Tradition vs. Progress
Brave New World by Aldous Huxley — a technologically advanced society has sacrificed art, love, and freedom for stability.
Survival
The Road by Cormac McCarthy — a father and son cross a post-apocalyptic landscape with nothing but each other.
Hope & Perseverance
The Old Man and the Sea by Ernest Hemingway — Santiago's battle with the marlin is a testament to endurance in the face of defeat.
The American Dream
Death of a Salesman by Arthur Miller — Willy Loman's life reveals the hollowness of the promise that hard work guarantees success.
How to Develop Theme in Your Writing
Don't start with a thesis
If you sit down thinking "I'm going to write a novel about the corrupting influence of power," you'll likely produce something didactic and lifeless. Start with characters, conflict, and story. Theme emerges from the choices your characters make and the consequences they face. You'll discover your theme through the writing — then sharpen it in revision.

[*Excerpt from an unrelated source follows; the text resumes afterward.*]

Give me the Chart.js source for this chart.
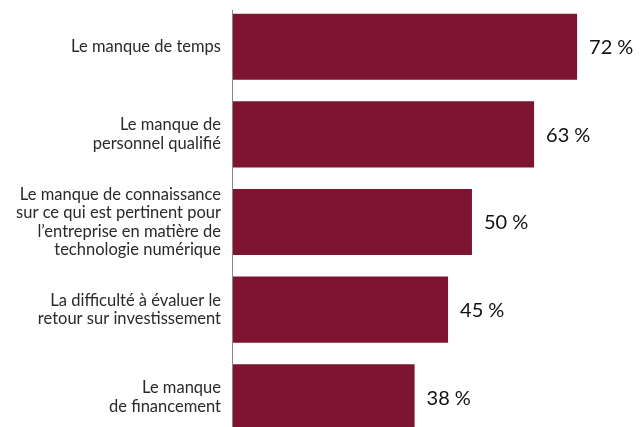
<!DOCTYPE html>
<html>
<head>
<meta charset="utf-8">
<script src="https://cdn.jsdelivr.net/npm/chart.js@4"></script>
<style>
  html, body { margin: 0; padding: 0; background: #fff; overflow: hidden; }
  #wrap { width: 644px; height: 445px; }
</style>
</head>
<body>
<div id="wrap"><canvas id="barChart" width="644" height="445"></canvas></div>
<script>
"use strict"

const categories = [
  'Le manque de temps',
  ['Le manque de', 'personnel qualifié'],
  ['Le manque de connaissance', 'sur ce qui est pertinent pour', 'l\u2019entreprise en matière de', 'technologie numérique'],
  ['La difficulté à évaluer le', 'retour sur investissement'],
  ['Le manque', 'de financement']
];
const values = [72, 63, 50, 45, 38];
const barColor = '#7D1530';

// valeurs à droite des barres + ligne d'axe
const valueLabels = {
  id: 'valueLabels',
  afterDatasetsDraw(chart) {
    const ctx = chart.ctx;
    const meta = chart.getDatasetMeta(0);
    ctx.save();
    ctx.font = '20px Lato';
    ctx.fillStyle = '#111';
    ctx.textBaseline = 'middle';
    ctx.textAlign = 'left';
    meta.data.forEach((bar, i) => {
      ctx.fillText(values[i] + '\u202F%', bar.x + 12, bar.y + 1);
    });
    const x0 = chart.scales.x.getPixelForValue(0);
    ctx.strokeStyle = '#888';
    ctx.lineWidth = 1;
    ctx.beginPath();
    ctx.moveTo(Math.round(x0) - 0.5, 10);
    ctx.lineTo(Math.round(x0) - 0.5, chart.height);
    ctx.stroke();
    ctx.restore();
  }
};

document.addEventListener("DOMContentLoaded", () => {
  drawBarChart();
});

function drawBarChart() {
  const options = {
    type: 'bar',
    data: {
      labels: categories,
      datasets: [{
        data: values,
        backgroundColor: barColor,
        borderWidth: 0,
        categoryPercentage: 1,
        barPercentage: 0.755
      }]
    },
    options: {
      indexAxis: 'y',
      responsive: false,
      animation: false,
      layout: { padding: { top: 3, bottom: 4, left: 0, right: 0 } },
      plugins: {
        legend: { display: false },
        tooltip: { enabled: false }
      },
      scales: {
        x: {
          display: false,
          min: 0,
          max: 86
        },
        y: {
          afterFit(scale) {
            scale.width = 233;
            scale.paddingTop = 0;
            scale.paddingBottom = 0;
          },
          grid: { display: false, drawTicks: false },
          border: { display: false },
          ticks: {
            color: '#2a2a2a',
            padding: 12,
            font: { family: 'Lato', size: 16.5, lineHeight: 1.12 }
          }
        }
      }
    },
    plugins: [valueLabels]
  };
  const ctx = document.getElementById('barChart');
  new Chart(ctx, options);
}
</script>
</body>
</html>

Let conflict carry the theme
Theme lives in conflict. If your theme is "freedom vs. security," your protagonist should face situations where those values clash — where choosing one means sacrificing the other. The resolution of the conflict (or its irresolution) is your thematic statement.
Use motifs and symbols
A motif is a recurring element — an image, phrase, or situation — that reinforces theme. The green light in Gatsby. The mockingbird in Lee's novel. Water in countless stories about transformation. Motifs create thematic resonance without stating the theme outright.
Show multiple perspectives
The richest thematic explorations show multiple characters responding differently to the same thematic question. In a novel about justice, one character might seek vengeance, another forgiveness, and a third might deny the entire premise. This complexity prevents your theme from becoming a sermon.
Refine in revision
Once you've drafted the story and can see what it's really about, go back and strengthen the thematic throughline. Cut subplots that dilute the theme. Deepen scenes that embody it. Ensure the ending resonates with the thematic question the opening raises — whether you answer it or leave it open.